WORK TO COMPLETE:
Exclude the pictures and return every line exactly as written.

** begin **

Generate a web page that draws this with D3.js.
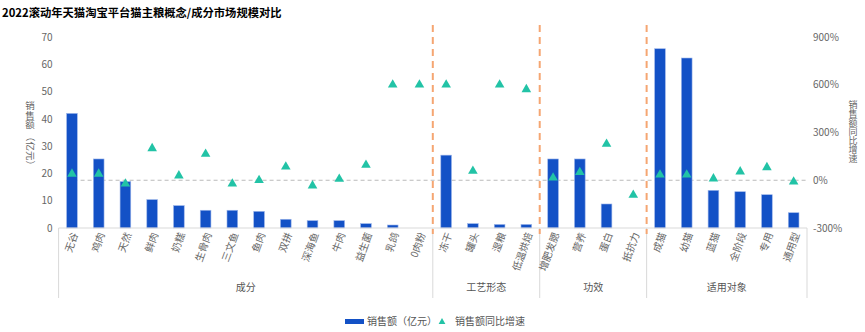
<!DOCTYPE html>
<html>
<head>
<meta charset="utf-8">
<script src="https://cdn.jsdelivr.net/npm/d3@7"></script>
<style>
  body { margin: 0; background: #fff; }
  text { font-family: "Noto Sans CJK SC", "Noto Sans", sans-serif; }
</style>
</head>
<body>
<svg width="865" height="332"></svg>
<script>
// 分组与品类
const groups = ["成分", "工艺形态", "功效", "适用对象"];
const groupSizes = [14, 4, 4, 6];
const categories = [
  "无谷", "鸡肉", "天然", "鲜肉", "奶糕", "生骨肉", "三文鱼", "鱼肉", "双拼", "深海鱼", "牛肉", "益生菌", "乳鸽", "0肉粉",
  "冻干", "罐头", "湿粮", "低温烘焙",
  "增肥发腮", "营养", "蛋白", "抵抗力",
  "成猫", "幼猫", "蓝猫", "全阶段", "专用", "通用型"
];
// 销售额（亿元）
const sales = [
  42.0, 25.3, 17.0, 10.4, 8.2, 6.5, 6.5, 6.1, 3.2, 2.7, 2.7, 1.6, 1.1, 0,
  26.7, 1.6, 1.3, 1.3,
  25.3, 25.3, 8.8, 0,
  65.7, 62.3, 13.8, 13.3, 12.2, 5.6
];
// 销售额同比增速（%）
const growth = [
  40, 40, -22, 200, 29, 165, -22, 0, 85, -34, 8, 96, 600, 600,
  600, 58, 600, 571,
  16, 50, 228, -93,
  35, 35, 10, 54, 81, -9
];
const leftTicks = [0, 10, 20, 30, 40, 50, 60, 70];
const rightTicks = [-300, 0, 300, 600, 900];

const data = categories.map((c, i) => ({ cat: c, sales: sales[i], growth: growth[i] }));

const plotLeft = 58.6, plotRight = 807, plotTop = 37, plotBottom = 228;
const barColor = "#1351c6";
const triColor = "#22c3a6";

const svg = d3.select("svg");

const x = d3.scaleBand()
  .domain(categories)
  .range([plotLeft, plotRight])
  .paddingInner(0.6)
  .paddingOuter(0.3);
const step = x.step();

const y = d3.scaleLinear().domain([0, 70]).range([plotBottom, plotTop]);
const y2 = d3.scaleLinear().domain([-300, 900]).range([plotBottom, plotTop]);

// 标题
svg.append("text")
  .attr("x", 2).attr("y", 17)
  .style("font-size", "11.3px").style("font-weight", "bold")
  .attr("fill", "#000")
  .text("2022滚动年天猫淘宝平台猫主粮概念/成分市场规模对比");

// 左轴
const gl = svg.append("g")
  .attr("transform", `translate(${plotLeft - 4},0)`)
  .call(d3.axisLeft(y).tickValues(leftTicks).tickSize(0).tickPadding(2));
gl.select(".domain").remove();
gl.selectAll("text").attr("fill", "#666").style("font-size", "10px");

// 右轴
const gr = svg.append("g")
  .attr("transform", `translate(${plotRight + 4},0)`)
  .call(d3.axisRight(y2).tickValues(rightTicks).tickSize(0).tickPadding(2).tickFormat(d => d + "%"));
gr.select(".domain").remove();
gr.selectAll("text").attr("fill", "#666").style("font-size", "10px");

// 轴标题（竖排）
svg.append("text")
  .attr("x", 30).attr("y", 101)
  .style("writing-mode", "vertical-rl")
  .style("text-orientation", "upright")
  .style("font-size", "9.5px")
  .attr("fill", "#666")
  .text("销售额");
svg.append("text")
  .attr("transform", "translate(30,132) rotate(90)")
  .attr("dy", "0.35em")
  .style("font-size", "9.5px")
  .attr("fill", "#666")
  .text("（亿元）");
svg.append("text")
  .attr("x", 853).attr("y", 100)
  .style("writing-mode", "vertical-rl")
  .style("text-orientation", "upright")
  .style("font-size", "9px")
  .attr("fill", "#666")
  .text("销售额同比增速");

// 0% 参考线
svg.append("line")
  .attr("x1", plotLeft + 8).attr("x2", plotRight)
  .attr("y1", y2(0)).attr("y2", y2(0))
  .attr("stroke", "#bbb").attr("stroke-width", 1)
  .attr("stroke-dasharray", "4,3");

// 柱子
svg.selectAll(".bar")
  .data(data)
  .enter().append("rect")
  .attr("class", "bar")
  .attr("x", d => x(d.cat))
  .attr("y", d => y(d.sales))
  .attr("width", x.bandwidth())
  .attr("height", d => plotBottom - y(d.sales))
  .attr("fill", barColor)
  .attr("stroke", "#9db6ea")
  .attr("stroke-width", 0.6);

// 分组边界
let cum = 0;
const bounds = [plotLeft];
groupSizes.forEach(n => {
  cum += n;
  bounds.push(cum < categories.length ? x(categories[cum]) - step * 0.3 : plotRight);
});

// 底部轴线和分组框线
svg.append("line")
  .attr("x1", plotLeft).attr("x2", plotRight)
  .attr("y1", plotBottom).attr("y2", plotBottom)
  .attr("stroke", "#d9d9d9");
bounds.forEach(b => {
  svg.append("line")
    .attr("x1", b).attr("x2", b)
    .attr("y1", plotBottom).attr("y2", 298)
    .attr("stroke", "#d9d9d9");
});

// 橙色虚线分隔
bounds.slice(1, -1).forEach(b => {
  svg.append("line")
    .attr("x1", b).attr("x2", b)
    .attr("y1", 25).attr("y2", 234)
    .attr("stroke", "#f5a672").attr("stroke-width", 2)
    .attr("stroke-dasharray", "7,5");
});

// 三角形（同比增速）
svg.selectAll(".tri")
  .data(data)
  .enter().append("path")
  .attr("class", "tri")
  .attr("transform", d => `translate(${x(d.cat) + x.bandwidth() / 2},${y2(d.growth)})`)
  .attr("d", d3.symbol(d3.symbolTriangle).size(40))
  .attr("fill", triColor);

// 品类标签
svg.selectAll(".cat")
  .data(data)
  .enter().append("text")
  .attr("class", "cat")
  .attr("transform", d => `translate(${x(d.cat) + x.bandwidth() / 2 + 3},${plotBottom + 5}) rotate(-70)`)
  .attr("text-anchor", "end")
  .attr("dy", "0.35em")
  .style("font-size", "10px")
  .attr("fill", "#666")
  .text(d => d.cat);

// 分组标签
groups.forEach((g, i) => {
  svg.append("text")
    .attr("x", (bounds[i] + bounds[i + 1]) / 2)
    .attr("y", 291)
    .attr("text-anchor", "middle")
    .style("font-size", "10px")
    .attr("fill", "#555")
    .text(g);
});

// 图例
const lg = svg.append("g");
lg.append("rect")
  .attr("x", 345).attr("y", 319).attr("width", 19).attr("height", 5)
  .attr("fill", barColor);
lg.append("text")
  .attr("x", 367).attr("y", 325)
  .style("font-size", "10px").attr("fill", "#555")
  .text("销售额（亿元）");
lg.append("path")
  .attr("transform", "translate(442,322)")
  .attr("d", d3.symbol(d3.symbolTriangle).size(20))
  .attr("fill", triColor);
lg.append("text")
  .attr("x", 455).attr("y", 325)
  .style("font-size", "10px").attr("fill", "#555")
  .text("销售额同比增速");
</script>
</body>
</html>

** end **

TASK ANSWER:
Generate a web page that draws this with D3.js.
<!DOCTYPE html>
<html>
<head>
<meta charset="utf-8">
<script src="https://cdn.jsdelivr.net/npm/d3@7"></script>
<style>
  body { margin: 0; background: #fff; }
  text { font-family: "Noto Sans CJK SC", "Noto Sans", sans-serif; }
</style>
</head>
<body>
<svg width="865" height="332"></svg>
<script>
// 分组与品类
const groups = ["成分", "工艺形态", "功效", "适用对象"];
const groupSizes = [14, 4, 4, 6];
const categories = [
  "无谷", "鸡肉", "天然", "鲜肉", "奶糕", "生骨肉", "三文鱼", "鱼肉", "双拼", "深海鱼", "牛肉", "益生菌", "乳鸽", "0肉粉",
  "冻干", "罐头", "湿粮", "低温烘焙",
  "增肥发腮", "营养", "蛋白", "抵抗力",
  "成猫", "幼猫", "蓝猫", "全阶段", "专用", "通用型"
];
// 销售额（亿元）
const sales = [
  42.0, 25.3, 17.0, 10.4, 8.2, 6.5, 6.5, 6.1, 3.2, 2.7, 2.7, 1.6, 1.1, 0,
  26.7, 1.6, 1.3, 1.3,
  25.3, 25.3, 8.8, 0,
  65.7, 62.3, 13.8, 13.3, 12.2, 5.6
];
// 销售额同比增速（%）
const growth = [
  40, 40, -22, 200, 29, 165, -22, 0, 85, -34, 8, 96, 600, 600,
  600, 58, 600, 571,
  16, 50, 228, -93,
  35, 35, 10, 54, 81, -9
];
const leftTicks = [0, 10, 20, 30, 40, 50, 60, 70];
const rightTicks = [-300, 0, 300, 600, 900];

const data = categories.map((c, i) => ({ cat: c, sales: sales[i], growth: growth[i] }));

const plotLeft = 58.6, plotRight = 807, plotTop = 37, plotBottom = 228;
const barColor = "#1351c6";
const triColor = "#22c3a6";

const svg = d3.select("svg");

const x = d3.scaleBand()
  .domain(categories)
  .range([plotLeft, plotRight])
  .paddingInner(0.6)
  .paddingOuter(0.3);
const step = x.step();

const y = d3.scaleLinear().domain([0, 70]).range([plotBottom, plotTop]);
const y2 = d3.scaleLinear().domain([-300, 900]).range([plotBottom, plotTop]);

// 标题
svg.append("text")
  .attr("x", 2).attr("y", 17)
  .style("font-size", "11.3px").style("font-weight", "bold")
  .attr("fill", "#000")
  .text("2022滚动年天猫淘宝平台猫主粮概念/成分市场规模对比");

// 左轴
const gl = svg.append("g")
  .attr("transform", `translate(${plotLeft - 4},0)`)
  .call(d3.axisLeft(y).tickValues(leftTicks).tickSize(0).tickPadding(2));
gl.select(".domain").remove();
gl.selectAll("text").attr("fill", "#666").style("font-size", "10px");

// 右轴
const gr = svg.append("g")
  .attr("transform", `translate(${plotRight + 4},0)`)
  .call(d3.axisRight(y2).tickValues(rightTicks).tickSize(0).tickPadding(2).tickFormat(d => d + "%"));
gr.select(".domain").remove();
gr.selectAll("text").attr("fill", "#666").style("font-size", "10px");

// 轴标题（竖排）
svg.append("text")
  .attr("x", 30).attr("y", 101)
  .style("writing-mode", "vertical-rl")
  .style("text-orientation", "upright")
  .style("font-size", "9.5px")
  .attr("fill", "#666")
  .text("销售额");
svg.append("text")
  .attr("transform", "translate(30,132) rotate(90)")
  .attr("dy", "0.35em")
  .style("font-size", "9.5px")
  .attr("fill", "#666")
  .text("（亿元）");
svg.append("text")
  .attr("x", 853).attr("y", 100)
  .style("writing-mode", "vertical-rl")
  .style("text-orientation", "upright")
  .style("font-size", "9px")
  .attr("fill", "#666")
  .text("销售额同比增速");

// 0% 参考线
svg.append("line")
  .attr("x1", plotLeft + 8).attr("x2", plotRight)
  .attr("y1", y2(0)).attr("y2", y2(0))
  .attr("stroke", "#bbb").attr("stroke-width", 1)
  .attr("stroke-dasharray", "4,3");

// 柱子
svg.selectAll(".bar")
  .data(data)
  .enter().append("rect")
  .attr("class", "bar")
  .attr("x", d => x(d.cat))
  .attr("y", d => y(d.sales))
  .attr("width", x.bandwidth())
  .attr("height", d => plotBottom - y(d.sales))
  .attr("fill", barColor)
  .attr("stroke", "#9db6ea")
  .attr("stroke-width", 0.6);

// 分组边界
let cum = 0;
const bounds = [plotLeft];
groupSizes.forEach(n => {
  cum += n;
  bounds.push(cum < categories.length ? x(categories[cum]) - step * 0.3 : plotRight);
});

// 底部轴线和分组框线
svg.append("line")
  .attr("x1", plotLeft).attr("x2", plotRight)
  .attr("y1", plotBottom).attr("y2", plotBottom)
  .attr("stroke", "#d9d9d9");
bounds.forEach(b => {
  svg.append("line")
    .attr("x1", b).attr("x2", b)
    .attr("y1", plotBottom).attr("y2", 298)
    .attr("stroke", "#d9d9d9");
});

// 橙色虚线分隔
bounds.slice(1, -1).forEach(b => {
  svg.append("line")
    .attr("x1", b).attr("x2", b)
    .attr("y1", 25).attr("y2", 234)
    .attr("stroke", "#f5a672").attr("stroke-width", 2)
    .attr("stroke-dasharray", "7,5");
});

// 三角形（同比增速）
svg.selectAll(".tri")
  .data(data)
  .enter().append("path")
  .attr("class", "tri")
  .attr("transform", d => `translate(${x(d.cat) + x.bandwidth() / 2},${y2(d.growth)})`)
  .attr("d", d3.symbol(d3.symbolTriangle).size(40))
  .attr("fill", triColor);

// 品类标签
svg.selectAll(".cat")
  .data(data)
  .enter().append("text")
  .attr("class", "cat")
  .attr("transform", d => `translate(${x(d.cat) + x.bandwidth() / 2 + 3},${plotBottom + 5}) rotate(-70)`)
  .attr("text-anchor", "end")
  .attr("dy", "0.35em")
  .style("font-size", "10px")
  .attr("fill", "#666")
  .text(d => d.cat);

// 分组标签
groups.forEach((g, i) => {
  svg.append("text")
    .attr("x", (bounds[i] + bounds[i + 1]) / 2)
    .attr("y", 291)
    .attr("text-anchor", "middle")
    .style("font-size", "10px")
    .attr("fill", "#555")
    .text(g);
});

// 图例
const lg = svg.append("g");
lg.append("rect")
  .attr("x", 345).attr("y", 319).attr("width", 19).attr("height", 5)
  .attr("fill", barColor);
lg.append("text")
  .attr("x", 367).attr("y", 325)
  .style("font-size", "10px").attr("fill", "#555")
  .text("销售额（亿元）");
lg.append("path")
  .attr("transform", "translate(442,322)")
  .attr("d", d3.symbol(d3.symbolTriangle).size(20))
  .attr("fill", triColor);
lg.append("text")
  .attr("x", 455).attr("y", 325)
  .style("font-size", "10px").attr("fill", "#555")
  .text("销售额同比增速");
</script>
</body>
</html>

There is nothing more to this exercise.